Acaba Ak Partiye oy verenler ne diyor bu sözlerinize? Acaba onlar için de mayolu, çarşaflı ya da başörtülü kadın da bir mi? Acaba mini etekli, bikinili kadınlarımız da onların başının tacı mı?

Mesela bana göre değil. Örtü, tesettür Allah Teâlâ’nın emri ise, iman edip uygulayan Salih ve takvalı Müslümanlar ile uygulamayan fasık, facir ve günahkar Müslümanlar bir değil. İyilik ile kötülük bir değil.

Nasıl olabilir ki?

Bunların bir olması demek, Allah Teâlâ’nın emirlerini ciddiye almamak demektir, laubaliik demektir, dinde cıvıklık demektir. Bakanı bu açıdan ciddiyete davet ediyoruz.

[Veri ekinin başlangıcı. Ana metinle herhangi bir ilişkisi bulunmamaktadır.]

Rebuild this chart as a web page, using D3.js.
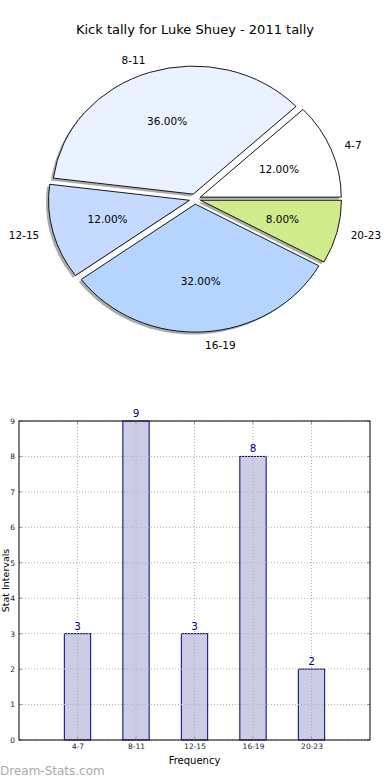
<!DOCTYPE html>
<html>
<head>
<meta charset="utf-8">
<script src="https://cdn.jsdelivr.net/npm/d3@7"></script>
<style>
html,body{margin:0;padding:0;background:#fff;}
svg{display:block;font-family:"DejaVu Sans",sans-serif;}
</style>
</head>
<body>
<svg id="c" width="390" height="780"></svg>
<script>
const title = "Kick tally for Luke Shuey - 2011 tally";
const categories = ["4-7","8-11","12-15","16-19","20-23"];
const counts = [3,9,3,8,2];
const sliceColors = ["#ffffff","#eaf2ff","#c6d9ff","#b5d5ff","#d0eb8a"];
const explode = [0.04,0.04,0.04,0.04,0.04];
const yTicks = [0,1,2,3,4,5,6,7,8,9];
const yLabel = "Stat Intervals";
const xLabel = "Frequency";
const watermark = "Dream-Stats.com";

const svg = d3.select("#c");

// ---------- Pie ----------
svg.append("text").attr("x",195).attr("y",34).attr("text-anchor","middle")
  .attr("font-size",13).attr("fill","#000").text(title);

const cx = 195, cy = 199, rx = 141, ry = 128;
const total = d3.sum(counts);
let acc = 0;
const slices = counts.map((v,i)=>{
  const t1 = acc/total*2*Math.PI; acc += v; const t2 = acc/total*2*Math.PI;
  const mid = (t1+t2)/2;
  return {i, v, t1, t2, mid,
    ox: cx + explode[i]*rx*Math.cos(mid),
    oy: cy - explode[i]*ry*Math.sin(mid)};
});
const arc = d3.arc().innerRadius(0).outerRadius(1);
function wedgePath(s){
  return arc({startAngle: Math.PI/2 - s.t2, endAngle: Math.PI/2 - s.t1});
}
const pie = svg.append("g");
slices.forEach(s=>{
  pie.append("path").attr("d", wedgePath(s))
    .attr("transform",`translate(${s.ox-0.018*rx},${s.oy+0.018*ry}) scale(${rx},${ry})`)
    .attr("fill","#666").attr("fill-opacity",0.55).attr("stroke","none");
});
slices.forEach(s=>{
  pie.append("path").attr("d", wedgePath(s))
    .attr("transform",`translate(${s.ox},${s.oy}) scale(${rx},${ry})`)
    .attr("fill",sliceColors[s.i]).attr("stroke","#000").attr("stroke-width",0.9)
    .attr("vector-effect","non-scaling-stroke");
});
slices.forEach(s=>{
  const c = Math.cos(s.mid), sn = Math.sin(s.mid);
  pie.append("text").attr("x", s.ox + 1.1*rx*c).attr("y", s.oy - 1.1*ry*sn)
    .attr("text-anchor", c>=0 ? "start":"end").attr("dominant-baseline","central")
    .attr("font-size",10.5).text(categories[s.i]);
  pie.append("text").attr("x", s.ox + 0.6*rx*c).attr("y", s.oy - 0.6*ry*sn)
    .attr("text-anchor","middle").attr("dominant-baseline","central")
    .attr("font-size",10.5).text((s.v/total*100).toFixed(2)+"%");
});

// ---------- Bar ----------
const L=19, R=370, T=421, B=740;
const x = d3.scaleLinear().domain([-1,5]).range([L,R]);
const y = d3.scaleLinear().domain([0,9]).range([B,T]);
const bw = 0.45;
const g = svg.append("g");

g.selectAll("rect.bar").data(counts).enter().append("rect")
  .attr("x",(d,i)=>x(i-bw/2)).attr("width",x(bw)-x(0))
  .attr("y",d=>y(d)).attr("height",d=>y(0)-y(d))
  .attr("fill","#ccccE4").attr("stroke","#000080").attr("stroke-width",1);

g.selectAll("line.gy").data(yTicks).enter().append("line")
  .attr("x1",L).attr("x2",R).attr("y1",d=>y(d)).attr("y2",d=>y(d))
  .attr("stroke","#b0b0b0").attr("stroke-width",1).attr("stroke-dasharray","1,2");
g.selectAll("line.gx").data(categories).enter().append("line")
  .attr("y1",T).attr("y2",B).attr("x1",(d,i)=>x(i)).attr("x2",(d,i)=>x(i))
  .attr("stroke","#b0b0b0").attr("stroke-width",1).attr("stroke-dasharray","1,2");

g.selectAll("text.val").data(counts).enter().append("text")
  .attr("x",(d,i)=>x(i)).attr("y",d=>y(d)-4).attr("text-anchor","middle")
  .attr("font-size",10.5).attr("fill","#000080").text(d=>d);

const ya = d3.axisLeft(y).tickValues(yTicks).tickSize(0).tickPadding(4);
g.append("g").attr("transform",`translate(${L},0)`).call(ya)
  .call(s=>s.select(".domain").remove())
  .selectAll("text").attr("font-size",7.5).attr("fill","#222").attr("font-family","DejaVu Sans");
const xa = d3.axisBottom(x).tickValues(d3.range(categories.length)).tickFormat(i=>categories[i]).tickSize(0).tickPadding(4);
g.append("g").attr("transform",`translate(0,${B})`).call(xa)
  .call(s=>s.select(".domain").remove())
  .selectAll("text").attr("font-size",7.5).attr("fill","#222").attr("font-family","DejaVu Sans");
yTicks.forEach(t=>{
  g.append("line").attr("x1",L).attr("x2",L+3).attr("y1",y(t)).attr("y2",y(t)).attr("stroke","#999");
  g.append("line").attr("x1",R).attr("x2",R-3).attr("y1",y(t)).attr("y2",y(t)).attr("stroke","#999");
});
categories.forEach((c,i)=>{
  g.append("line").attr("y1",B).attr("y2",B-3).attr("x1",x(i)).attr("x2",x(i)).attr("stroke","#999");
  g.append("line").attr("y1",T).attr("y2",T+3).attr("x1",x(i)).attr("x2",x(i)).attr("stroke","#999");
});
g.append("rect").attr("x",L).attr("y",T).attr("width",R-L).attr("height",B-T)
  .attr("fill","none").attr("stroke","#000").attr("stroke-width",1);

svg.append("text").attr("x",(L+R)/2).attr("y",764).attr("text-anchor","middle")
  .attr("font-size",10).text(xLabel);
svg.append("text").attr("transform",`translate(5.5,${(T+B)/2}) rotate(-90)`)
  .attr("text-anchor","middle").attr("font-size",9.5).attr("dominant-baseline","central").text(yLabel);

svg.append("text").attr("x",0).attr("y",775).attr("font-size",12)
  .attr("fill","#aaaaaa").text(watermark);
</script>
</body>
</html>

En azından “devlet ve yasalar önünde bir” desin, “bizim için” demesin. Değilse bu işin bir de itikadî boyutu vardır ki çok tehlikelidir.

Nedir o tehlike?

Bakan beyin kastını bilmem, şimdi bu sözüm ona değil. Ama bir insan farz ile haram arasında bir fark görmezse, ikisine de aynı değeri verirse, burada bir inkar şaibesi yok mudur? Hiçbir Müslüman Allah Teâlâ’nın çirkin gördüğünü güzel göremez, güzel gördüğünü de çirkin göremez. Değilse bu İslam’dan çıkmak – irtidar - olur.

Bizim mücadelemiz de işte buradadır. Yani iman davasıdır. Çünkü bu dünyada birçok insan kendini Müslüman sandığı halde dinden çoktan çıkmış gitmiş ve kafir olmuştur da haberi yoktur!...

İşin garibi ve daha beteri, kimi bu gibiler bizim gibi uyaranlara da düşman oluyorlar.

Yahu ben seni cehennem ateşinden kurtarmaya çalışıyorum, sen bana niye kızıyor ve düşman oluyorsun? Teşekkür etmek yerine kızmak ve cezalandırmaya çalışmak akıl kârı mıdır?

Cehalet budur işte!

Maalesef cehaletin akılla mantıkla izahı yoktur.